In any case, Bartimaeus pushes the boundaries of identity again and throws off his identifying beggar clothes to approach Jesus. Finally, we see Jesus using his position of God-granted power to give Bartimaeus a new identity of someone with the ability to see and Bartimaeus takes on the identity of a follower of Jesus.
By choosing to approach Jesus, and crying out for God’s help, we start to let go of the identities given to us by the world. In the process, we are better able to see. And with our better vision, we see what Bartimaeus sees: the Messiah in the Nazarene, the one who can and does change our identities, our relationships to each other in society, who turns the social structure upside down in which the least are greatest and the greatest are the least -- God's plan for shalom in the world.
When we see what God's mission is in the world and the beauty of the transformation taking place in people's relationships and identities, we want to respond by becoming followers of Jesus and participate in this amazing work.
What would it look like for us as a faith community to cry out to God, step away from our assigned identities, and take the risk of following Jesus into a new identity? What kind of healing would we find if we would surrender what we hang on to from our past identities, like certain structures and images of church? Could we even shed the cloaks of our patterns of interaction, and embrace new ways of being a faithful community in our society? What would that mean for our relationships with recent immigrant communities? With our indigenous neighbours? With the stories we tell and conversations we have about the world around us?

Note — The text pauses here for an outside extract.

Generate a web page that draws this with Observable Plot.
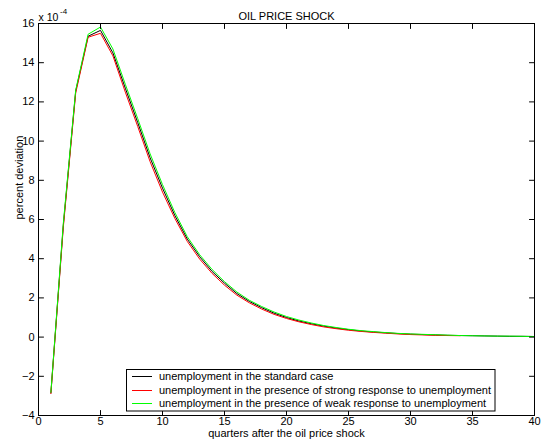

This is a challenge. And I may not be up to the risk that it takes. But I believe that we are not alone in the journey. The fumbling, blind, inept disciples of Mark went through this and somehow were granted the grace to become the body of Christ. This faith community continues the journey, constantly crying out for healing and being transformed by God's power. All we need to do is be willing to throw off our cloaks and step out in faith to follow Jesus' way.